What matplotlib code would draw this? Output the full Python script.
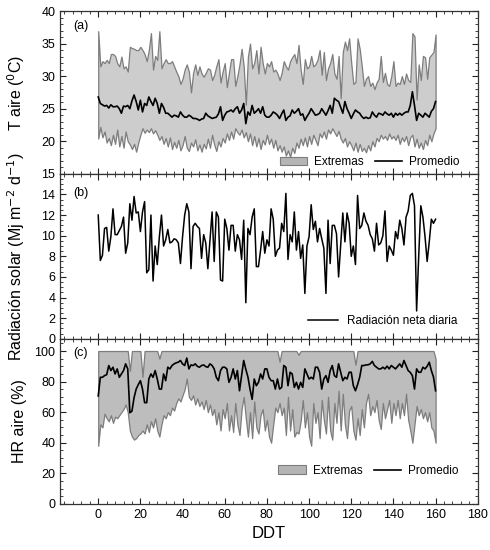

+++

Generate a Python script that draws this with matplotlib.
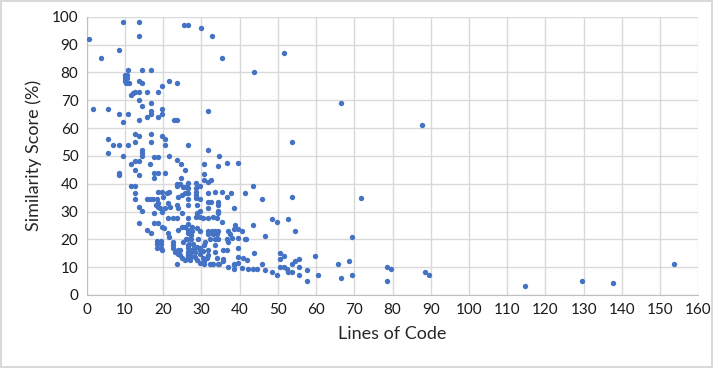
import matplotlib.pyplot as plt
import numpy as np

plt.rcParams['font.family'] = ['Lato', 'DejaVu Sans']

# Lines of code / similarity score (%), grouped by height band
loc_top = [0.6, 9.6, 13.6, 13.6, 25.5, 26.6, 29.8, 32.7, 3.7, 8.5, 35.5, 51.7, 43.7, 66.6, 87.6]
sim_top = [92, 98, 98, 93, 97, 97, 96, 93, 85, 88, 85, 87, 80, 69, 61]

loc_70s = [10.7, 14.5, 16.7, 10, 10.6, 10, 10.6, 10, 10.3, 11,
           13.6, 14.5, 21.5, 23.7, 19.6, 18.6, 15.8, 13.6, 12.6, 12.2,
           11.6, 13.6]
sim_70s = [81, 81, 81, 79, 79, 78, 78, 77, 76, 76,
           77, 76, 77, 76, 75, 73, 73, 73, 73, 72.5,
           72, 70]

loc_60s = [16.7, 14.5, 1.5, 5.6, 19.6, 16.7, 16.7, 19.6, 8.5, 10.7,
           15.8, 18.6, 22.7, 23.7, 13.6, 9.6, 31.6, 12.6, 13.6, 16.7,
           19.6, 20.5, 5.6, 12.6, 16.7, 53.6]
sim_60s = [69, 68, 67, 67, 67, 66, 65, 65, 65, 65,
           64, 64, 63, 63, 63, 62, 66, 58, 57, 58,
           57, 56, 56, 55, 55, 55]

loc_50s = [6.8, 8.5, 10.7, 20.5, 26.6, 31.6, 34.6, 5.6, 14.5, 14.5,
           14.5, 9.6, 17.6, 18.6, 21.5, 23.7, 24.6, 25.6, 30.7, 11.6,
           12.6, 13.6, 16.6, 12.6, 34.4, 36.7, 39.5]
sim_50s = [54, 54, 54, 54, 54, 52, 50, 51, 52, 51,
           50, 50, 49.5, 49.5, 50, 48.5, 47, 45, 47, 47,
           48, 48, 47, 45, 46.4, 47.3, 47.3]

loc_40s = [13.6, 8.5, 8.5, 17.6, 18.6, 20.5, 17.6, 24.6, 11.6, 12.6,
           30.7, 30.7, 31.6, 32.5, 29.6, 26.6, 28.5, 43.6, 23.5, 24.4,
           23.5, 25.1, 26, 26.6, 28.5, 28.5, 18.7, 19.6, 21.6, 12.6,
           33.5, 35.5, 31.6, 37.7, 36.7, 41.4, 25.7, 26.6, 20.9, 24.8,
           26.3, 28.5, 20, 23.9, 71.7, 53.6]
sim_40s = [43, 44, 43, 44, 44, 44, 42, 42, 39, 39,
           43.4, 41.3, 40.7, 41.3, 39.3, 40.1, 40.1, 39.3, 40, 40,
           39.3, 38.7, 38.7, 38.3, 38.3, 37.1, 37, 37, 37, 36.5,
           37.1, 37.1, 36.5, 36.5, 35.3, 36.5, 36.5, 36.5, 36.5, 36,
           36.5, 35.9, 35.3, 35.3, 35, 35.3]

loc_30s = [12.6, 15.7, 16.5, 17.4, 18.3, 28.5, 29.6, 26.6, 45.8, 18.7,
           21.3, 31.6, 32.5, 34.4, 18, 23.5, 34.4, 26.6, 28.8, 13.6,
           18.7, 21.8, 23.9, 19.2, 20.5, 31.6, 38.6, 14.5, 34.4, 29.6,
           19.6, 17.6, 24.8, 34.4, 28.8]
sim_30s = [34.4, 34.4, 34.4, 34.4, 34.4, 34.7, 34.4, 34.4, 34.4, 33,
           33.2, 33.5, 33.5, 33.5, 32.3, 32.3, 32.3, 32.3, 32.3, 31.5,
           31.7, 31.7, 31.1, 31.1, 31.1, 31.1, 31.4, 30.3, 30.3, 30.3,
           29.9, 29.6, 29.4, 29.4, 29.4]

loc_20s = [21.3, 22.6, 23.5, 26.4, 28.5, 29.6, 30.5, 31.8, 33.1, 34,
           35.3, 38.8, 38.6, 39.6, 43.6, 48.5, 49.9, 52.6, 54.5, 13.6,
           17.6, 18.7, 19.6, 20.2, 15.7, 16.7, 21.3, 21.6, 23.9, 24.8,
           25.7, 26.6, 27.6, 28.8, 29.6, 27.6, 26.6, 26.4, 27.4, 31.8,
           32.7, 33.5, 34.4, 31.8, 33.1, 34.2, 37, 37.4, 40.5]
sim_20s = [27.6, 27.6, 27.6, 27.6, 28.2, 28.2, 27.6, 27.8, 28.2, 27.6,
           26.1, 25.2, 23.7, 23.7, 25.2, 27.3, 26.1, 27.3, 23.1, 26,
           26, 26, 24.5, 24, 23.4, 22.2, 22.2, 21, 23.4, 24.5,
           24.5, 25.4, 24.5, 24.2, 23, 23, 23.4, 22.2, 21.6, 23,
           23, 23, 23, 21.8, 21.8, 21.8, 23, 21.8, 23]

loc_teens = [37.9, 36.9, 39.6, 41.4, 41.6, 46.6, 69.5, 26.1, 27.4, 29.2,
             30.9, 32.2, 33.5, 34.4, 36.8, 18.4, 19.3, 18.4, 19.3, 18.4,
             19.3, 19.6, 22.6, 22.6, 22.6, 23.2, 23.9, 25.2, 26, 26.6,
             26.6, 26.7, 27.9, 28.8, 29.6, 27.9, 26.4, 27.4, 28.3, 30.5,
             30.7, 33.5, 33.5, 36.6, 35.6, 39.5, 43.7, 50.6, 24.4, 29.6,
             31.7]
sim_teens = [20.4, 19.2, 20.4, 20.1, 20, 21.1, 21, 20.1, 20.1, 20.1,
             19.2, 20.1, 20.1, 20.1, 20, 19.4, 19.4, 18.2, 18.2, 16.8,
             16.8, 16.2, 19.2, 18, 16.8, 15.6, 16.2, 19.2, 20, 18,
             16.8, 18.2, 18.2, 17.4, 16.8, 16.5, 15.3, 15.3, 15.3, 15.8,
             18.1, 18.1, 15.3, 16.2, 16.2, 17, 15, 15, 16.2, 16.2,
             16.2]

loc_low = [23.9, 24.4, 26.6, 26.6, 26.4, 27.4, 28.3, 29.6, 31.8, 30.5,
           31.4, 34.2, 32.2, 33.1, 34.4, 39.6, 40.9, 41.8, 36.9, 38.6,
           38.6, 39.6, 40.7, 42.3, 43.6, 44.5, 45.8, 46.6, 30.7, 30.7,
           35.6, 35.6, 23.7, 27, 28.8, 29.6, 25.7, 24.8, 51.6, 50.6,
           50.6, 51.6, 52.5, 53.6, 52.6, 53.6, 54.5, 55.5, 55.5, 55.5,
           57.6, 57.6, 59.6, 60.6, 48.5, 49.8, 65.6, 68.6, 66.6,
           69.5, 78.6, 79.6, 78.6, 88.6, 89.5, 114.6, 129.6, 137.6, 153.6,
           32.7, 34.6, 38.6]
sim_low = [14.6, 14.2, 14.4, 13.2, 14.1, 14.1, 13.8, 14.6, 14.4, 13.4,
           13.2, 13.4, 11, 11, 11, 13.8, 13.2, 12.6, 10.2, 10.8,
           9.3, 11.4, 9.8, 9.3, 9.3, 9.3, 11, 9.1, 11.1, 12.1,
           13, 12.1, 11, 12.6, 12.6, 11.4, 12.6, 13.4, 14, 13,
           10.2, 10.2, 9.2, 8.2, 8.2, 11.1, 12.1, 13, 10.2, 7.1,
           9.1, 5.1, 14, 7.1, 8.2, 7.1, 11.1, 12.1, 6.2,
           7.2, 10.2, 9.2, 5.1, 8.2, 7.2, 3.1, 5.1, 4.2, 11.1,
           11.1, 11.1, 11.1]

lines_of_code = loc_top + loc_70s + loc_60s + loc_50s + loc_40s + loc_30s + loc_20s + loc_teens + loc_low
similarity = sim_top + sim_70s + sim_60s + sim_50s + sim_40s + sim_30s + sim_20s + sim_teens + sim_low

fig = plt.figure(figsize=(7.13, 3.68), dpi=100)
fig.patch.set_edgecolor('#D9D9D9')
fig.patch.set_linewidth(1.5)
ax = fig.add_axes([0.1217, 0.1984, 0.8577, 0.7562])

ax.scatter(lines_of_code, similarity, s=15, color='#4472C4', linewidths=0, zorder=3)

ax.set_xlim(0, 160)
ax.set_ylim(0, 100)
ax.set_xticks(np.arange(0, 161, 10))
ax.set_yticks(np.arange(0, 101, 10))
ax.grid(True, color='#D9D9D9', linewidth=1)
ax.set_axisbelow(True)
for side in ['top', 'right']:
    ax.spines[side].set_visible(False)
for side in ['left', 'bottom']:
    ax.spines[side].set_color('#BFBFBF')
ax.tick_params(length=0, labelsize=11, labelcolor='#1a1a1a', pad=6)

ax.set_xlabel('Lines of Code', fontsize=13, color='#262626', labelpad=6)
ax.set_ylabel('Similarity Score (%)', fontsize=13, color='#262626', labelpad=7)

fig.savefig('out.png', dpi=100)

+++

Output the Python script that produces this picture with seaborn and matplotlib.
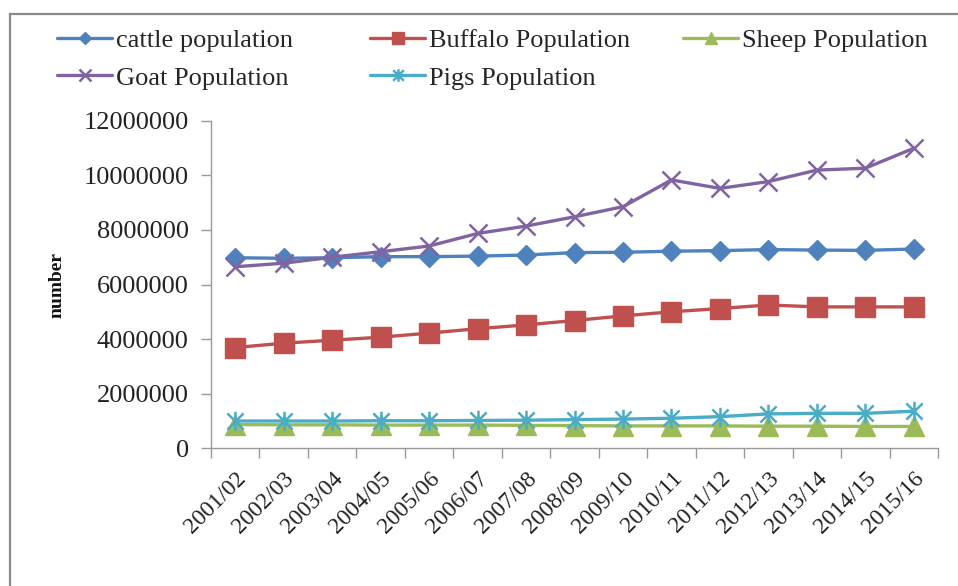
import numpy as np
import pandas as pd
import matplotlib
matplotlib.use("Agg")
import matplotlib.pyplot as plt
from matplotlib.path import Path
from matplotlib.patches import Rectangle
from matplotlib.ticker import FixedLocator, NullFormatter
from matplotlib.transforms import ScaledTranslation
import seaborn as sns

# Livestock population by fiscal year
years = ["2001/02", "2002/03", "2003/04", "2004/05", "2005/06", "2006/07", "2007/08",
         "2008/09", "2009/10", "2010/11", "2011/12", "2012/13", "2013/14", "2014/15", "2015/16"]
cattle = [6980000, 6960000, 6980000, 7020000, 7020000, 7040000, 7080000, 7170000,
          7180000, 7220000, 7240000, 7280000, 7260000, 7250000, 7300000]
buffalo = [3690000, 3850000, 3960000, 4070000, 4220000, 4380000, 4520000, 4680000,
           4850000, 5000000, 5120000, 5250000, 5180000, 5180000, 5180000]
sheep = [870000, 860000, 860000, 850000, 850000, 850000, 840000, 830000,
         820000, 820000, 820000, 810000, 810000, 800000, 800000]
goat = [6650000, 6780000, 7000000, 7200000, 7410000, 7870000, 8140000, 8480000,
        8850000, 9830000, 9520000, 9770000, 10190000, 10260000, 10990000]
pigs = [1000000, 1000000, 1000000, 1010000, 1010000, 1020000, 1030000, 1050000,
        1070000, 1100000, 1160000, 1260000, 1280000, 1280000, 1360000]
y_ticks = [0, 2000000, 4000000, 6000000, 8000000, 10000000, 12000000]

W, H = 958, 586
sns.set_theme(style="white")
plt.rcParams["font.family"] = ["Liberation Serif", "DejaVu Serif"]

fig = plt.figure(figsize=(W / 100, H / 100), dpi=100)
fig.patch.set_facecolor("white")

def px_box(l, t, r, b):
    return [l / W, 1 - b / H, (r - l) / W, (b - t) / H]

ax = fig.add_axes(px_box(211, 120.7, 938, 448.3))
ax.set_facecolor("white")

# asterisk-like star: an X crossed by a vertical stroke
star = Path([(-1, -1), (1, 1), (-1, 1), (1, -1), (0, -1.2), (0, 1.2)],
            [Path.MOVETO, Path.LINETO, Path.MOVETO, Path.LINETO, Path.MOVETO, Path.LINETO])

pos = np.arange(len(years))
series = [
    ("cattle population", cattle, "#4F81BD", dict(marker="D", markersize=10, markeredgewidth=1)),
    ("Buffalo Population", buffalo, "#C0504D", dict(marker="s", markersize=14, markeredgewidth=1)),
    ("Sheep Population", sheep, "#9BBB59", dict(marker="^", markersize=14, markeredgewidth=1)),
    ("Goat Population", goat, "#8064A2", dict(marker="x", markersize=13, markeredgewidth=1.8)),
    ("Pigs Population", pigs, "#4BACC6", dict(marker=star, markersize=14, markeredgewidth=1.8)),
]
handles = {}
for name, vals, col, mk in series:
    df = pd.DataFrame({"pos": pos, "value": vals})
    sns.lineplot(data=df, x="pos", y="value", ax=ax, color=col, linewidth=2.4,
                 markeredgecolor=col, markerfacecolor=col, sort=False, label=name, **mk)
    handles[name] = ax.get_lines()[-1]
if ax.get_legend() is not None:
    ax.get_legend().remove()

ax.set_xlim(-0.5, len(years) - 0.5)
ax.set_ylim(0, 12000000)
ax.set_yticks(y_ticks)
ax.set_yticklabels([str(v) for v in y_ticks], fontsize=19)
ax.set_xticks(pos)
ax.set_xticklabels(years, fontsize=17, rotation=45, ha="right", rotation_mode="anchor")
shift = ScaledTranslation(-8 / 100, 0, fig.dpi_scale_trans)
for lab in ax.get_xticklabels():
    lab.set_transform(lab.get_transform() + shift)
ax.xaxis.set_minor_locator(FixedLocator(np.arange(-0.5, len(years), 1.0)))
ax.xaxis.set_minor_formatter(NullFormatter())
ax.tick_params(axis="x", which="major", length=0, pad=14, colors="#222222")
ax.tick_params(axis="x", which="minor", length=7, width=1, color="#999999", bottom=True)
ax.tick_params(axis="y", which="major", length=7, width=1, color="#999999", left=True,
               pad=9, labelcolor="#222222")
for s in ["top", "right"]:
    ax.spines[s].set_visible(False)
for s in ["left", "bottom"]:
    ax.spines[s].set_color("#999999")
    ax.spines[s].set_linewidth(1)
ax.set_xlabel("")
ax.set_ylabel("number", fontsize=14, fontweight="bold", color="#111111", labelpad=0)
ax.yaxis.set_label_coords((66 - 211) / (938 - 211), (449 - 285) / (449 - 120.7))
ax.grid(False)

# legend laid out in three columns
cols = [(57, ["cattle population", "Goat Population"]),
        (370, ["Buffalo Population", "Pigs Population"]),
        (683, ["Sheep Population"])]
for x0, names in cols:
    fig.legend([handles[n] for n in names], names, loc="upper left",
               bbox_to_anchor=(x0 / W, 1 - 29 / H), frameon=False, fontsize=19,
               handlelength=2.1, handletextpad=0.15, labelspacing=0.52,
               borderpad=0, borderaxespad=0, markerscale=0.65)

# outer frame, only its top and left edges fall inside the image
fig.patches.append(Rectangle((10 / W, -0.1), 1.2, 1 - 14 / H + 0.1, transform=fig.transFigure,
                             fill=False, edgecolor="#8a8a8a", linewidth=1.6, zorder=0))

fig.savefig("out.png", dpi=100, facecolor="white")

+++

Retype exactly the lines from the one with "Output the Python" through the one with "8000000, 10000000, 12000000]", both included, and nothing else; leave out the pictures.

EXERCISE OUTPUT:
Output the Python script that produces this picture with seaborn and matplotlib.
import numpy as np
import pandas as pd
import matplotlib
matplotlib.use("Agg")
import matplotlib.pyplot as plt
from matplotlib.path import Path
from matplotlib.patches import Rectangle
from matplotlib.ticker import FixedLocator, NullFormatter
from matplotlib.transforms import ScaledTranslation
import seaborn as sns

# Livestock population by fiscal year
years = ["2001/02", "2002/03", "2003/04", "2004/05", "2005/06", "2006/07", "2007/08",
         "2008/09", "2009/10", "2010/11", "2011/12", "2012/13", "2013/14", "2014/15", "2015/16"]
cattle = [6980000, 6960000, 6980000, 7020000, 7020000, 7040000, 7080000, 7170000,
          7180000, 7220000, 7240000, 7280000, 7260000, 7250000, 7300000]
buffalo = [3690000, 3850000, 3960000, 4070000, 4220000, 4380000, 4520000, 4680000,
           4850000, 5000000, 5120000, 5250000, 5180000, 5180000, 5180000]
sheep = [870000, 860000, 860000, 850000, 850000, 850000, 840000, 830000,
         820000, 820000, 820000, 810000, 810000, 800000, 800000]
goat = [6650000, 6780000, 7000000, 7200000, 7410000, 7870000, 8140000, 8480000,
        8850000, 9830000, 9520000, 9770000, 10190000, 10260000, 10990000]
pigs = [1000000, 1000000, 1000000, 1010000, 1010000, 1020000, 1030000, 1050000,
        1070000, 1100000, 1160000, 1260000, 1280000, 1280000, 1360000]
y_ticks = [0, 2000000, 4000000, 6000000, 8000000, 10000000, 12000000]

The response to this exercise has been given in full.